During the Spring of 2019, I worked on designing a desktop lathe within the context of MIT’s 2.72 Elements of Machine Design class.
2.72 is an advanced course on modeling, design, integration and best practices for use of machine elements such as bearings, bolts, belts, flexures and gears.
Our project covered the process machine design, modeling, analysis, calibration and evaluation in order to meet the following functional requirements:
- 50 microns repeatability
- Cuts aluminum parts up to 1.5 in diameter
- Withstands shock loads for drop test and hammer strike
The Team
Our team was composed of five undergraduate students. While all team members engaged in various design, modeling, machining and measurement activities, each one of us was responsible for an area of expertise.
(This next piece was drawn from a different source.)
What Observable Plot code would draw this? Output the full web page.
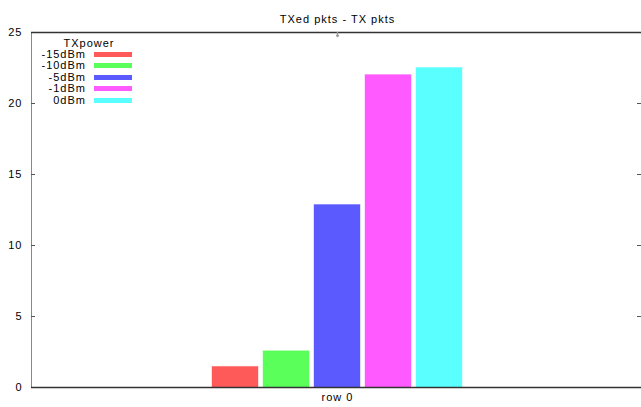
<!DOCTYPE html>
<html><head><meta charset="utf-8">
<script src="https://cdn.jsdelivr.net/npm/d3@7"></script>
<script src="https://cdn.jsdelivr.net/npm/@observablehq/plot@0.6"></script>
<style>
body{margin:0;background:#fff;}
#chart{position:relative;width:641px;height:407px;overflow:hidden;font-family:"Liberation Sans",Arial,sans-serif;}
#chart svg text{letter-spacing:1px;}
.lg{position:absolute;font-size:11px;letter-spacing:1px;line-height:13px;color:#000;white-space:nowrap;}
.sw{position:absolute;}
</style></head><body><div id="chart"></div>
<script>
const title = "TXed pkts - TX pkts";
const rowLabel = "row 0";
const legendTitle = "TXpower";
const powers = ["-15dBm", "-10dBm", "-5dBm", "-1dBm", "0dBm"];
const values = [1.45, 2.55, 12.85, 22.0, 22.5];
const colors = ["#ff5a5a", "#5aff5a", "#5a5aff", "#ff5aff", "#5affff"];
const yTicks = [0, 5, 10, 15, 20, 25];

const data = powers.map((p, i) => ({power: p, value: values[i]}));
const W = 641, H = 407, mL = 31, mR = -2, mT = 32, mB = 20;
const fw = W - mL - mR;

const plot = Plot.plot({
  width: W, height: H,
  marginLeft: mL, marginRight: mR, marginTop: mT, marginBottom: mB,
  style: {fontFamily: '"Liberation Sans", Arial, sans-serif', fontSize: "11px", background: "#fff", color: "#000"},
  x: {domain: powers, paddingInner: 0.1, paddingOuter: 3.5, axis: null},
  y: {domain: [0, 25], axis: null},
  color: {domain: powers, range: colors},
  marks: [
    Plot.frame({stroke: "#888"}),
    Plot.barY(data, {x: "power", y: "value", fill: "power", stroke: "power", strokeOpacity: 0.4}),
    Plot.axisY(yTicks, {tickSize: 0, tickPadding: 9, label: null, fontSize: 11}),
    Plot.tickY(yTicks, {y: d => d, insetRight: fw - 4, stroke: "#555"}),
    Plot.tickY(yTicks, {y: d => d, insetLeft: fw - 6, insetRight: 2, stroke: "#555"}),
    Plot.ruleY([0, 25], {stroke: "#333", strokeWidth: 1.6}),
    Plot.vector([rowLabel], {frameAnchor: "top", length: 4, rotate: 180, anchor: "start", stroke: "#999"}),
    Plot.text([title], {frameAnchor: "top", dy: -17, fontSize: 11}),
    Plot.text([rowLabel], {frameAnchor: "bottom", dy: 13, fontSize: 11})
  ]
});
const chart = document.getElementById("chart");
chart.appendChild(plot);

// legend overlay (inside plot area, top-left)
const lg = d3.select(chart);
lg.append("div").attr("class", "lg")
  .style("left", "60px").style("width", "58px").style("text-align", "center")
  .style("top", (43.3 - 6.5) + "px").text(legendTitle);
powers.forEach((p, i) => {
  const cy = 54.3 + 11.5 * i;
  lg.append("div").attr("class", "lg")
    .style("left", "0px").style("width", "86px").style("text-align", "right")
    .style("top", (cy - 6.5) + "px").text(p);
  lg.append("div").attr("class", "sw")
    .style("left", "94px").style("width", "38px")
    .style("top", (cy - 2.5) + "px").style("height", "5px")
    .style("background", colors[i]);
});
</script>
</body></html>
As measurements guru, I was responsible for overseeing experimental setup design and measurement plans to ensure our lathe meets its functional requirements.
The Lathe
Our final product, Lathaniel, was able to compete and win at the final turning competition by achieving the highest precision and fastest cutting time.
Repeatability Measurements:
- Turned radius: 34 microns
- Turned length: 38 microns
- Taper: 12.7 microns
- Eccentricity: 38.1 microns
The Process
Spindle Design
The spindle shaft is the rotating axis of the lathe. In order to ensure exact constraints , the shaft was mounted with two Timken roller bearings in back-to-back configuration to allow for heat dissipation. A thermal study was performed to verify that this configuration is thermally stable.
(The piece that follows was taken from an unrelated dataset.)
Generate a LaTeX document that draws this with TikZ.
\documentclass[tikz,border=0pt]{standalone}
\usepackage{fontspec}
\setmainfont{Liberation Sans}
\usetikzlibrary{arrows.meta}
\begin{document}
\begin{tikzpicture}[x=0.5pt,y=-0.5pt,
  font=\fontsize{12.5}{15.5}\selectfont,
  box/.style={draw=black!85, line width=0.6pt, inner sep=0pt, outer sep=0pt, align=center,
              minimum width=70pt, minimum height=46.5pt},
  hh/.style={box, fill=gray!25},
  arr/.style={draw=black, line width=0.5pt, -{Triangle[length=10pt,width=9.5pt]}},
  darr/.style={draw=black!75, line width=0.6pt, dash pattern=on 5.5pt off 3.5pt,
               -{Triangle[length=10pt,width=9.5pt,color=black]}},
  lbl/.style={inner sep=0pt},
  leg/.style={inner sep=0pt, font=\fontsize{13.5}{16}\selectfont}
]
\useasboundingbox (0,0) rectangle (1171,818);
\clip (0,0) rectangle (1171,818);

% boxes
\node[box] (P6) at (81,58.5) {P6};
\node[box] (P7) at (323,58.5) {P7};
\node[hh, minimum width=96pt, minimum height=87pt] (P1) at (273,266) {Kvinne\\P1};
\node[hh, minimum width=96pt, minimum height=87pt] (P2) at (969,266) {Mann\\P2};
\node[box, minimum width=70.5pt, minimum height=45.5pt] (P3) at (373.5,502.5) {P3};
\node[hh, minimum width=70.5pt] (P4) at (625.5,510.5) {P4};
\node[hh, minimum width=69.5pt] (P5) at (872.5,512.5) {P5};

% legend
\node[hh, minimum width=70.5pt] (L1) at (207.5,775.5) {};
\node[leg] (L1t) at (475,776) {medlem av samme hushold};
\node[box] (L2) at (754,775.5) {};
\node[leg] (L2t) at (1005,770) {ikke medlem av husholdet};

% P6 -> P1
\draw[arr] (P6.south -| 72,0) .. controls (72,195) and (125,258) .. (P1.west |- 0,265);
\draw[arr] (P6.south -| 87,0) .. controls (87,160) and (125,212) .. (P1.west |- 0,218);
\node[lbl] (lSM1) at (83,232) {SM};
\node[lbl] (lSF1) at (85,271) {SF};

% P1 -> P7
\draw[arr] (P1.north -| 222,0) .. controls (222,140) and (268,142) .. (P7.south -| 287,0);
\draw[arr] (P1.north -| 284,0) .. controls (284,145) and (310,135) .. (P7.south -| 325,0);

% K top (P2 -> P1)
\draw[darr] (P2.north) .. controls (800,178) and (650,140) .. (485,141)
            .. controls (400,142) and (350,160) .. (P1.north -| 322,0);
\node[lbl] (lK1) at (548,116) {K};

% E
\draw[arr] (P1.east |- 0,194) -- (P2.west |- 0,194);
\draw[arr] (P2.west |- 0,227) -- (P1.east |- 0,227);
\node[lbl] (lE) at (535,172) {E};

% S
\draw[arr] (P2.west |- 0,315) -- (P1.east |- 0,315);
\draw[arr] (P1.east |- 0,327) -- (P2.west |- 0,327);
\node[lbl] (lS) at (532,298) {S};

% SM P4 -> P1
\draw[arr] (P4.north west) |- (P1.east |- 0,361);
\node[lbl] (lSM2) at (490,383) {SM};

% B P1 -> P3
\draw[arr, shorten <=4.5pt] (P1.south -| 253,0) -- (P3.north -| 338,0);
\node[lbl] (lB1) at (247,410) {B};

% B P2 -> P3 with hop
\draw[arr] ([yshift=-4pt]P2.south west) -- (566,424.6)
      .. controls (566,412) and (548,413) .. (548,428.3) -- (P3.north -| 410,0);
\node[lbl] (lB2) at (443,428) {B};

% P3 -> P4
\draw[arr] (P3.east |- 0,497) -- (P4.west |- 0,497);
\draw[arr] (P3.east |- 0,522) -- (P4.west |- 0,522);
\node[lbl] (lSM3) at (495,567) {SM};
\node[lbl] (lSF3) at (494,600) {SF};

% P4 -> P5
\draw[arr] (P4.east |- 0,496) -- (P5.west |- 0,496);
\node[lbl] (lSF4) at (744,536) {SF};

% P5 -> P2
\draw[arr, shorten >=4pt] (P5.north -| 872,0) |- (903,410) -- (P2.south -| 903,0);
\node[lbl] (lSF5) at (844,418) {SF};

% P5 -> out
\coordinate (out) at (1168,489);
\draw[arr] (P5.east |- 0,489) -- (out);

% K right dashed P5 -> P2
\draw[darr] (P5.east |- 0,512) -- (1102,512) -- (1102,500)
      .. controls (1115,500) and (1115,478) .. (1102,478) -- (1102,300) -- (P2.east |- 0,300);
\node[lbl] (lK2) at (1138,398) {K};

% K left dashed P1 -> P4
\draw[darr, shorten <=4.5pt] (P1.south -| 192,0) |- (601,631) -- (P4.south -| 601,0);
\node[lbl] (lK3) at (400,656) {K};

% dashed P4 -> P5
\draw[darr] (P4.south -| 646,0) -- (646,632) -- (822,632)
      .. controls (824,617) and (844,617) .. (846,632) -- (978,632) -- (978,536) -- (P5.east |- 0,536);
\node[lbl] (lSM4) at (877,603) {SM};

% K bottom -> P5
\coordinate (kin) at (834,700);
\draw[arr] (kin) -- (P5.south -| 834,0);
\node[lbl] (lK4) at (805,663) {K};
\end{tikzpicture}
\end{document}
The spindle shaft and housing were machined in-house on the lathe and GD&T specifications of radial runout were verified using measurement tools.
Once the spindle was assembled, various loading measurements were performed to evaluate the system’s stiffness and estimate resulting errors.
Cross-slide
The cross-slide is the component that allows for motion perpendicular to the axis of the parts we are trying to turn.
The design of the flexures in this component allows us to constrain the motion within the cross-slide to translation in one axis.
Finite Element Analysis was performed to ensure adequate performance of the cross-slide under the expected functional and shock loads.
Dancing Man Flexure
The dancing man flexure is a critical component of the design of the lead screw, which allows for movement in the direction to and away from the chuck in the lathe.
The dancing man flexure allows to alleviate the over-constraints that occur when assembling the lead screw to the lathe carriage thanks to its 4 degrees of freedom.
Finite Element Analysis was performed to ensure adequte performance of the flexure under loading conditions.
The original design of the dancing man flexure was based on the following paper by Hopkins and Culpepper.
Assembly
☠️ Death Test
To put our lathe to test, you can see our professor here striking the lathe with a hammer to ensure that it can withstand the impact to the spindle. Our lathe also withstood a fall from a desk's height and was able to function properly after the impact.